++++ Raw data ++++
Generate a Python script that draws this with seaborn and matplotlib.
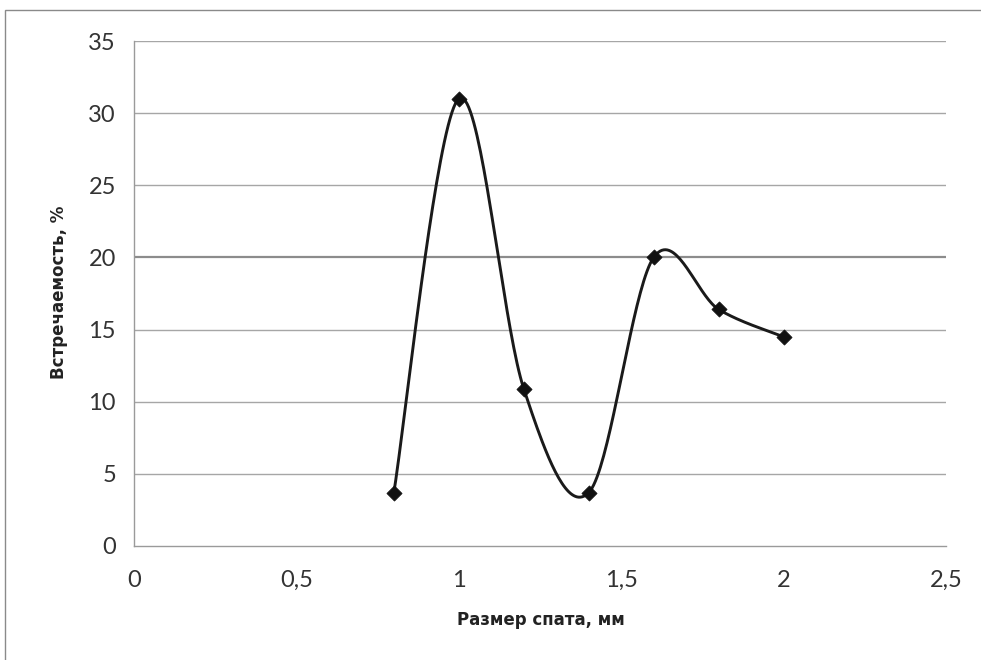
import numpy as np
import pandas as pd
import matplotlib
matplotlib.use("Agg")
import matplotlib.pyplot as plt
from matplotlib.patches import Rectangle
from matplotlib.ticker import FuncFormatter, MultipleLocator
import seaborn as sns

# Spat size (mm) and occurrence (%)
sizes = [0.8, 1.0, 1.2, 1.4, 1.6, 1.8, 2.0]
occurrence = [3.7, 31.0, 10.9, 3.7, 20.0, 16.4, 14.5]

x_label = "Размер спата, мм"
y_label = "Встречаемость, %"


def smooth_curve(xs, ys, steps=40):
    """Catmull-Rom style Bezier smoothing between consecutive points."""
    pts = np.column_stack([xs, ys]).astype(float)
    padded = np.vstack([pts[0], pts, pts[-1]])
    out = []
    t = np.linspace(0, 1, steps)[:, None]
    for i in range(1, len(padded) - 2):
        p0, p1, p2, p3 = padded[i - 1], padded[i], padded[i + 1], padded[i + 2]
        c1 = p1 + (p2 - p0) / 6.0
        c2 = p2 - (p3 - p1) / 6.0
        seg = ((1 - t) ** 3) * p1 + 3 * ((1 - t) ** 2) * t * c1 + 3 * (1 - t) * t ** 2 * c2 + t ** 3 * p2
        out.append(seg if i == 1 else seg[1:])
    return np.vstack(out)


sns.set_theme(style="white")
plt.rcParams["font.family"] = ["Lato", "DejaVu Sans"]

fig = plt.figure(figsize=(9.81, 6.6), dpi=100)
ax = fig.add_axes([134 / 981, 1 - 546 / 660, (946 - 134) / 981, (546 - 41) / 660])

curve = smooth_curve(sizes, occurrence)
curve_df = pd.DataFrame({"x": curve[:, 0], "y": curve[:, 1], "i": np.arange(len(curve))})
points_df = pd.DataFrame({"x": sizes, "y": occurrence})

sns.lineplot(data=curve_df, x="x", y="y", sort=False, color="#1a1a1a", linewidth=2.1,
             estimator=None, ax=ax, zorder=3)
sns.scatterplot(data=points_df, x="x", y="y", marker="D", s=60, color="#111111",
                edgecolor="#111111", linewidth=0.5, ax=ax, zorder=4)

ax.set_xlim(0, 2.5)
ax.set_ylim(0, 35)
ax.xaxis.set_major_locator(MultipleLocator(0.5))
ax.yaxis.set_major_locator(MultipleLocator(5))
fmt = FuncFormatter(lambda v, p: ("%g" % v).replace(".", ","))
ax.xaxis.set_major_formatter(fmt)
ax.yaxis.set_major_formatter(fmt)

# horizontal gridlines
for yv in range(5, 36, 5):
    if yv == 20:
        ax.axhline(yv, color="#8c8c8c", linewidth=1.6, zorder=1)
    else:
        ax.axhline(yv, color="#a6a6a6", linewidth=1.0, zorder=1)

for side in ["top", "right"]:
    ax.spines[side].set_visible(False)
for side in ["left", "bottom"]:
    ax.spines[side].set_color("#9a9a9a")
    ax.spines[side].set_linewidth(1.0)

ax.tick_params(axis="both", which="major", direction="out", length=6, width=1.0,
               color="#9a9a9a", labelsize=17, labelcolor="#333333", pad=7)
ax.tick_params(axis="x", pad=11)
ax.set_xlabel("")
ax.set_ylabel("")

label_font = ["Liberation Sans Narrow", "DejaVu Sans"]
fig.text(541 / 981, 1 - 620 / 660, x_label, ha="center", va="center", fontsize=12,
         fontweight="bold", color="#222222", family=label_font)
fig.text(59 / 981, 1 - 292 / 660, y_label, ha="center", va="center", rotation=90,
         fontsize=12, fontweight="bold", color="#222222", family=label_font)

# chart area frame
fig.patches.append(Rectangle((5 / 981, -0.02), 1.05, 1 - 10 / 660 + 0.02,
                             transform=fig.transFigure, fill=False,
                             edgecolor="#8a8a8a", linewidth=1.0))

fig.savefig("out.png", dpi=100)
++++
• [To be done]
Copy out every line of the material above exactly, skipping the pictures.

• [Full response]
Generate a Python script that draws this with seaborn and matplotlib.
import numpy as np
import pandas as pd
import matplotlib
matplotlib.use("Agg")
import matplotlib.pyplot as plt
from matplotlib.patches import Rectangle
from matplotlib.ticker import FuncFormatter, MultipleLocator
import seaborn as sns

# Spat size (mm) and occurrence (%)
sizes = [0.8, 1.0, 1.2, 1.4, 1.6, 1.8, 2.0]
occurrence = [3.7, 31.0, 10.9, 3.7, 20.0, 16.4, 14.5]

x_label = "Размер спата, мм"
y_label = "Встречаемость, %"


def smooth_curve(xs, ys, steps=40):
    """Catmull-Rom style Bezier smoothing between consecutive points."""
    pts = np.column_stack([xs, ys]).astype(float)
    padded = np.vstack([pts[0], pts, pts[-1]])
    out = []
    t = np.linspace(0, 1, steps)[:, None]
    for i in range(1, len(padded) - 2):
        p0, p1, p2, p3 = padded[i - 1], padded[i], padded[i + 1], padded[i + 2]
        c1 = p1 + (p2 - p0) / 6.0
        c2 = p2 - (p3 - p1) / 6.0
        seg = ((1 - t) ** 3) * p1 + 3 * ((1 - t) ** 2) * t * c1 + 3 * (1 - t) * t ** 2 * c2 + t ** 3 * p2
        out.append(seg if i == 1 else seg[1:])
    return np.vstack(out)


sns.set_theme(style="white")
plt.rcParams["font.family"] = ["Lato", "DejaVu Sans"]

fig = plt.figure(figsize=(9.81, 6.6), dpi=100)
ax = fig.add_axes([134 / 981, 1 - 546 / 660, (946 - 134) / 981, (546 - 41) / 660])

curve = smooth_curve(sizes, occurrence)
curve_df = pd.DataFrame({"x": curve[:, 0], "y": curve[:, 1], "i": np.arange(len(curve))})
points_df = pd.DataFrame({"x": sizes, "y": occurrence})

sns.lineplot(data=curve_df, x="x", y="y", sort=False, color="#1a1a1a", linewidth=2.1,
             estimator=None, ax=ax, zorder=3)
sns.scatterplot(data=points_df, x="x", y="y", marker="D", s=60, color="#111111",
                edgecolor="#111111", linewidth=0.5, ax=ax, zorder=4)

ax.set_xlim(0, 2.5)
ax.set_ylim(0, 35)
ax.xaxis.set_major_locator(MultipleLocator(0.5))
ax.yaxis.set_major_locator(MultipleLocator(5))
fmt = FuncFormatter(lambda v, p: ("%g" % v).replace(".", ","))
ax.xaxis.set_major_formatter(fmt)
ax.yaxis.set_major_formatter(fmt)

# horizontal gridlines
for yv in range(5, 36, 5):
    if yv == 20:
        ax.axhline(yv, color="#8c8c8c", linewidth=1.6, zorder=1)
    else:
        ax.axhline(yv, color="#a6a6a6", linewidth=1.0, zorder=1)

for side in ["top", "right"]:
    ax.spines[side].set_visible(False)
for side in ["left", "bottom"]:
    ax.spines[side].set_color("#9a9a9a")
    ax.spines[side].set_linewidth(1.0)

ax.tick_params(axis="both", which="major", direction="out", length=6, width=1.0,
               color="#9a9a9a", labelsize=17, labelcolor="#333333", pad=7)
ax.tick_params(axis="x", pad=11)
ax.set_xlabel("")
ax.set_ylabel("")

label_font = ["Liberation Sans Narrow", "DejaVu Sans"]
fig.text(541 / 981, 1 - 620 / 660, x_label, ha="center", va="center", fontsize=12,
         fontweight="bold", color="#222222", family=label_font)
fig.text(59 / 981, 1 - 292 / 660, y_label, ha="center", va="center", rotation=90,
         fontsize=12, fontweight="bold", color="#222222", family=label_font)

# chart area frame
fig.patches.append(Rectangle((5 / 981, -0.02), 1.05, 1 - 10 / 660 + 0.02,
                             transform=fig.transFigure, fill=False,
                             edgecolor="#8a8a8a", linewidth=1.0))

fig.savefig("out.png", dpi=100)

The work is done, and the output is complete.